**Problem to solve:** All lines from the top of the records below through the line holding "fig = plt.figure(figsize=(W", and only those, should be printed exactly, minus the pictures.

++++

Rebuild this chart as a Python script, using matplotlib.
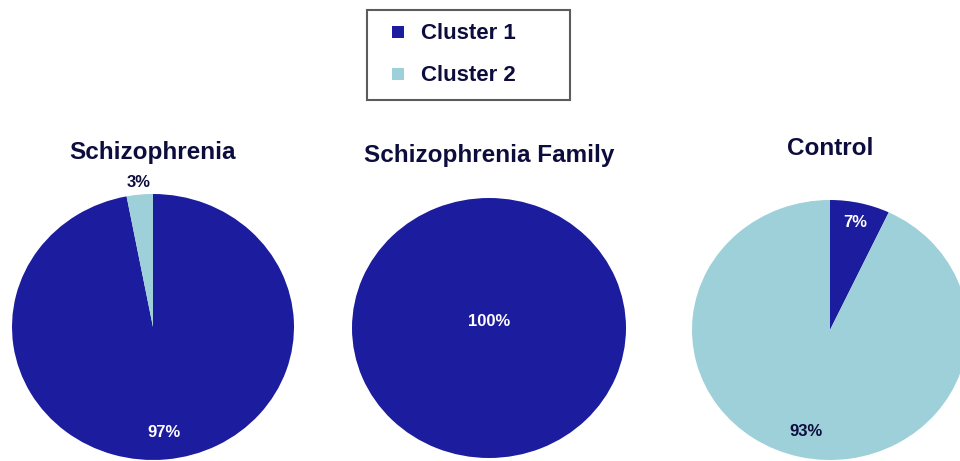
import matplotlib.pyplot as plt
from matplotlib.lines import Line2D
import numpy as np

# DATA
groups = ['Schizophrenia', 'Schizophrenia Family', 'Control']
clusters = ['Cluster 1', 'Cluster 2']
cluster1 = [97, 100, 7]
cluster2 = [3, 0, 93]

colors = ['#1c1c9e', '#9dd0d8']
navy = '#0d0d3d'

plt.rcParams['font.family'] = ['Liberation Sans', 'DejaVu Sans']
plt.rcParams['font.weight'] = 'bold'

W, H = 960, 461
fig = plt.figure(figsize=(W / 100, H / 100), dpi=100)

# pixel layout for each pie: center x, center y, radius x, radius y, title y
layout = [
    (153, 327, 141, 133, 153),
    (489, 328, 137, 130, 155),
    (830, 330, 138, 130, 148),
]

for i, name in enumerate(groups):
    cx, cy, rx, ry, ty = layout[i]
    ax = fig.add_axes([(cx - rx) / W, 1 - (cy + ry) / H, 2 * rx / W, 2 * ry / H])
    vals = [cluster1[i], cluster2[i]]
    wedges, _ = ax.pie(vals, colors=colors, startangle=90, counterclock=False,
                       wedgeprops=dict(linewidth=0))
    ax.set_aspect('auto')
    ax.set_xlim(-1, 1)
    ax.set_ylim(-1, 1)
    ax.axis('off')
    for w in wedges:
        w.set_clip_on(False)

    total = sum(vals)
    for w, v, c in zip(wedges, vals, colors):
        if v == 0:
            continue
        frac = v / total
        if frac == 1:
            r = 0.0
        elif frac < 0.05:
            r = 1.09
        elif frac < 0.5:
            r = 0.85
        else:
            r = 0.80
        ang = np.deg2rad((w.theta1 + w.theta2) / 2)
        tcol = 'white' if (c == colors[0] and r < 1) else navy
        ax.text(r * np.cos(ang), r * np.sin(ang) + (0.05 if r == 0 else 0), '%d%%' % v,
                ha='center', va='center', fontsize=12, fontweight='bold',
                color=tcol, clip_on=False)

    fig.text(cx / W, 1 - ty / H, name, ha='center', va='center',
             fontsize=17.5, fontweight='bold', color=navy)

handles = [Line2D([], [], linestyle='none', marker='s', markersize=9,
                  markerfacecolor=c, markeredgewidth=0) for c in colors]
leg = fig.legend(handles, clusters, loc='upper left',
                 bbox_to_anchor=(367 / W, 1 - 97 / H, 203 / W, 87 / H), mode='expand',
                 borderaxespad=0, fontsize=16, frameon=True, fancybox=False,
                 edgecolor='#333333', handlelength=1.6, handletextpad=0.22,
                 labelspacing=0.95, borderpad=0.6)
leg.get_frame().set_linewidth(1.5)
for t in leg.get_texts():
    t.set_color(navy)
    t.set_fontweight('bold')

fig.savefig('out.png', dpi=100)
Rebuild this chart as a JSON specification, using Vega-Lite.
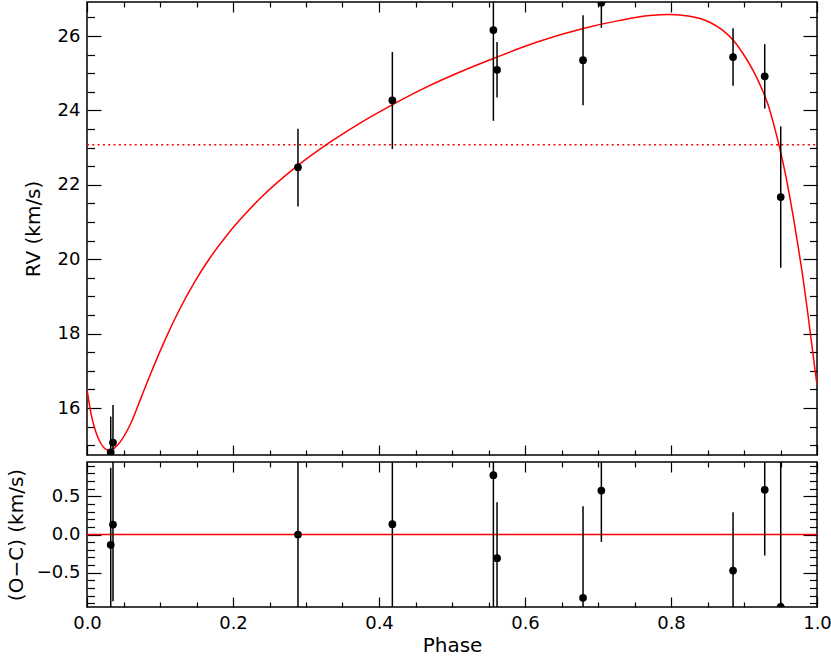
{
  "$schema": "https://vega.github.io/schema/vega-lite/v6.json",
  "padding": {"left": 5, "top": 0, "right": 0, "bottom": 0},
  "background": "white",
  "bounds": "flush",
  "spacing": 7,
  "config": {
    "view": {"stroke": "black", "strokeWidth": 1.5},
    "axis": {
      "domain": false, "grid": false, "tickColor": "black", "tickWidth": 1.2,
      "labelColor": "black", "titleColor": "black",
      "labelFont": "DejaVu Sans", "titleFont": "DejaVu Sans",
      "labelFontSize": 18, "titleFontSize": 20, "titleFontWeight": "normal",
      "labelFlush": false, "labelOverlap": false
    }
  },
  "datasets": {
    "obs": [
      {"phase": 0.0325, "rv": 14.81, "rv_lo": 13.85, "rv_hi": 15.77, "oc": -0.135, "oc_lo": -1.14, "oc_hi": 0.87},
      {"phase": 0.0356, "rv": 15.07, "rv_lo": 14.06, "rv_hi": 16.08, "oc": 0.13, "oc_lo": -0.87, "oc_hi": 1.13},
      {"phase": 0.289, "rv": 22.47, "rv_lo": 21.42, "rv_hi": 23.51, "oc": 0.0, "oc_lo": -1.05, "oc_hi": 1.05},
      {"phase": 0.4183, "rv": 24.27, "rv_lo": 22.96, "rv_hi": 25.57, "oc": 0.135, "oc_lo": -1.165, "oc_hi": 1.435},
      {"phase": 0.5567, "rv": 26.16, "rv_lo": 23.72, "rv_hi": 28.6, "oc": 0.774, "oc_lo": -1.67, "oc_hi": 3.21},
      {"phase": 0.5617, "rv": 25.09, "rv_lo": 24.35, "rv_hi": 25.84, "oc": -0.309, "oc_lo": -1.05, "oc_hi": 0.42},
      {"phase": 0.6795, "rv": 25.35, "rv_lo": 24.14, "rv_hi": 26.56, "oc": -0.826, "oc_lo": -2.04, "oc_hi": 0.37},
      {"phase": 0.7046, "rv": 26.895, "rv_lo": 26.22, "rv_hi": 27.57, "oc": 0.574, "oc_lo": -0.096, "oc_hi": 1.24},
      {"phase": 0.885, "rv": 25.435, "rv_lo": 24.66, "rv_hi": 26.21, "oc": -0.47, "oc_lo": -1.24, "oc_hi": 0.29},
      {"phase": 0.9284, "rv": 24.916, "rv_lo": 24.05, "rv_hi": 25.78, "oc": 0.583, "oc_lo": -0.274, "oc_hi": 1.44},
      {"phase": 0.9503, "rv": 21.672, "rv_lo": 19.77, "rv_hi": 23.57, "oc": -0.943, "oc_lo": -2.84, "oc_hi": 0.96}
    ],
    "model": [
      {"phase": 0.0, "rv": 16.5},
      {"phase": 0.006, "rv": 15.8},
      {"phase": 0.012, "rv": 15.36},
      {"phase": 0.018, "rv": 15.08},
      {"phase": 0.024, "rv": 14.92},
      {"phase": 0.03, "rv": 14.86},
      {"phase": 0.036, "rv": 14.9},
      {"phase": 0.047, "rv": 15.13},
      {"phase": 0.061, "rv": 15.63},
      {"phase": 0.0745, "rv": 16.3},
      {"phase": 0.088, "rv": 16.96},
      {"phase": 0.106, "rv": 17.79},
      {"phase": 0.125, "rv": 18.58},
      {"phase": 0.1475, "rv": 19.39},
      {"phase": 0.17, "rv": 20.08},
      {"phase": 0.193, "rv": 20.68},
      {"phase": 0.216, "rv": 21.2},
      {"phase": 0.237, "rv": 21.63},
      {"phase": 0.289, "rv": 22.52},
      {"phase": 0.3325, "rv": 23.14},
      {"phase": 0.369, "rv": 23.6},
      {"phase": 0.418, "rv": 24.15},
      {"phase": 0.46, "rv": 24.58},
      {"phase": 0.524, "rv": 25.14},
      {"phase": 0.5585, "rv": 25.41},
      {"phase": 0.6156, "rv": 25.83},
      {"phase": 0.6795, "rv": 26.2},
      {"phase": 0.73, "rv": 26.42},
      {"phase": 0.771, "rv": 26.55},
      {"phase": 0.798, "rv": 26.58},
      {"phase": 0.826, "rv": 26.53},
      {"phase": 0.853, "rv": 26.37},
      {"phase": 0.871, "rv": 26.15},
      {"phase": 0.885, "rv": 25.89},
      {"phase": 0.8986, "rv": 25.53},
      {"phase": 0.912, "rv": 25.09},
      {"phase": 0.924, "rv": 24.6},
      {"phase": 0.933, "rv": 24.15},
      {"phase": 0.942, "rv": 23.53},
      {"phase": 0.949, "rv": 22.98},
      {"phase": 0.956, "rv": 22.36},
      {"phase": 0.963, "rv": 21.64},
      {"phase": 0.972, "rv": 20.6},
      {"phase": 0.981, "rv": 19.47},
      {"phase": 0.9877, "rv": 18.5},
      {"phase": 0.9945, "rv": 17.45},
      {"phase": 1.0, "rv": 16.62}
    ]
  },
  "vconcat": [
    {
      "width": 730,
      "height": 453,
      "layer": [
        {
          "data": {"name": "model"},
          "mark": {"type": "line", "color": "#ff0000", "strokeWidth": 1.5, "clip": true, "interpolate": "monotone"},
          "encoding": {
            "x": {"field": "phase", "type": "quantitative",
              "scale": {"domain": [0, 1], "nice": false, "zero": false},
              "axis": {"orient": "bottom", "values": [0, 0.2, 0.4, 0.6, 0.8, 1], "tickSize": -10, "labels": false, "title": null}},
            "y": {"field": "rv", "type": "quantitative",
              "scale": {"domain": [14.737, 26.914], "nice": false, "zero": false},
              "axis": {"orient": "left", "values": [16, 18, 20, 22, 24, 26], "tickSize": -14, "labelPadding": 21, "format": "d", "title": "RV (km/s)", "titlePadding": 14}}
          }
        },
        {
          "data": {"values": [{"gamma": 23.08}]},
          "mark": {"type": "rule", "color": "#ff0000", "strokeWidth": 1.5, "strokeDash": [2, 3.3]},
          "encoding": {
            "x": {"datum": 0, "type": "quantitative",
              "axis": {"orient": "bottom", "values": [0.05, 0.1, 0.15, 0.25, 0.3, 0.35, 0.45, 0.5, 0.55, 0.65, 0.7, 0.75, 0.85, 0.9, 0.95], "tickSize": -5, "labels": false, "title": null}},
            "x2": {"datum": 1},
            "y": {"field": "gamma", "type": "quantitative",
              "axis": {"orient": "left", "values": [15, 15.5, 16.5, 17, 17.5, 18.5, 19, 19.5, 20.5, 21, 21.5, 22.5, 23, 23.5, 24.5, 25, 25.5, 26.5], "tickSize": -7.5, "labels": false, "title": null}}
          }
        },
        {
          "data": {"name": "obs"},
          "mark": {"type": "rule", "color": "black", "strokeWidth": 1.5, "clip": true},
          "encoding": {
            "x": {"field": "phase", "type": "quantitative",
              "axis": {"orient": "top", "values": [0, 0.2, 0.4, 0.6, 0.8, 1], "tickSize": -10, "labels": false, "title": null}},
            "y": {"field": "rv_lo", "type": "quantitative",
              "axis": {"orient": "right", "values": [16, 18, 20, 22, 24, 26], "tickSize": -14, "labels": false, "title": null}},
            "y2": {"field": "rv_hi"}
          }
        },
        {
          "data": {"name": "obs"},
          "mark": {"type": "circle", "color": "black", "opacity": 1, "size": 60, "clip": true},
          "encoding": {
            "x": {"field": "phase", "type": "quantitative",
              "axis": {"orient": "top", "values": [0.05, 0.1, 0.15, 0.25, 0.3, 0.35, 0.45, 0.5, 0.55, 0.65, 0.7, 0.75, 0.85, 0.9, 0.95], "tickSize": -5, "labels": false, "title": null}},
            "y": {"field": "rv", "type": "quantitative",
              "axis": {"orient": "right", "values": [15, 15.5, 16.5, 17, 17.5, 18.5, 19, 19.5, 20.5, 21, 21.5, 22.5, 23, 23.5, 24.5, 25, 25.5, 26.5], "tickSize": -7.5, "labels": false, "title": null}}
          }
        }
      ],
      "resolve": {"axis": {"x": "independent", "y": "independent"}}
    },
    {
      "width": 730,
      "height": 145,
      "layer": [
        {
          "data": {"values": [{"zero": 0}]},
          "mark": {"type": "rule", "color": "#ff0000", "strokeWidth": 1.5},
          "encoding": {
            "x": {"datum": 0, "type": "quantitative",
              "scale": {"domain": [0, 1], "nice": false, "zero": false},
              "axis": {"orient": "bottom", "values": [0, 0.2, 0.4, 0.6, 0.8, 1], "tickSize": -10, "labelPadding": 17, "format": ".1f", "title": "Phase", "titlePadding": 3}},
            "x2": {"datum": 1},
            "y": {"field": "zero", "type": "quantitative",
              "scale": {"domain": [-0.946, 0.946], "nice": false, "zero": false},
              "axis": {"orient": "left", "values": [-0.5, 0, 0.5], "tickSize": -14, "labelPadding": 21, "format": ".1f", "title": "(O−C)  (km/s)", "titlePadding": 10}}
          }
        },
        {
          "data": {"name": "obs"},
          "mark": {"type": "rule", "color": "black", "strokeWidth": 1.5, "clip": true},
          "encoding": {
            "x": {"field": "phase", "type": "quantitative",
              "axis": {"orient": "bottom", "values": [0.05, 0.1, 0.15, 0.25, 0.3, 0.35, 0.45, 0.5, 0.55, 0.65, 0.7, 0.75, 0.85, 0.9, 0.95], "tickSize": -5, "labels": false, "title": null}},
            "y": {"field": "oc_lo", "type": "quantitative",
              "axis": {"orient": "left", "values": [-0.9, -0.8, -0.7, -0.6, -0.4, -0.3, -0.2, -0.1, 0.1, 0.2, 0.3, 0.4, 0.6, 0.7, 0.8, 0.9], "tickSize": -7.5, "labels": false, "title": null}},
            "y2": {"field": "oc_hi"}
          }
        },
        {
          "data": {"name": "obs"},
          "mark": {"type": "circle", "color": "black", "opacity": 1, "size": 60, "clip": true},
          "encoding": {
            "x": {"field": "phase", "type": "quantitative",
              "axis": {"orient": "top", "values": [0, 0.2, 0.4, 0.6, 0.8, 1], "tickSize": -10, "labels": false, "title": null}},
            "y": {"field": "oc", "type": "quantitative",
              "axis": {"orient": "right", "values": [-0.5, 0, 0.5], "tickSize": -14, "labels": false, "title": null}}
          }
        },
        {
          "data": {"name": "obs"},
          "mark": {"type": "circle", "color": "black", "opacity": 0, "size": 60, "clip": true},
          "encoding": {
            "x": {"field": "phase", "type": "quantitative",
              "axis": {"orient": "top", "values": [0.05, 0.1, 0.15, 0.25, 0.3, 0.35, 0.45, 0.5, 0.55, 0.65, 0.7, 0.75, 0.85, 0.9, 0.95], "tickSize": -5, "labels": false, "title": null}},
            "y": {"field": "oc", "type": "quantitative",
              "axis": {"orient": "right", "values": [-0.9, -0.8, -0.7, -0.6, -0.4, -0.3, -0.2, -0.1, 0.1, 0.2, 0.3, 0.4, 0.6, 0.7, 0.8, 0.9], "tickSize": -7.5, "labels": false, "title": null}}
          }
        }
      ],
      "resolve": {"axis": {"x": "independent", "y": "independent"}}
    }
  ]
}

++++

**Task result:**
Rebuild this chart as a Python script, using matplotlib.
import matplotlib.pyplot as plt
from matplotlib.lines import Line2D
import numpy as np

# DATA
groups = ['Schizophrenia', 'Schizophrenia Family', 'Control']
clusters = ['Cluster 1', 'Cluster 2']
cluster1 = [97, 100, 7]
cluster2 = [3, 0, 93]

colors = ['#1c1c9e', '#9dd0d8']
navy = '#0d0d3d'

plt.rcParams['font.family'] = ['Liberation Sans', 'DejaVu Sans']
plt.rcParams['font.weight'] = 'bold'

W, H = 960, 461
fig = plt.figure(figsize=(W / 100, H / 100), dpi=100)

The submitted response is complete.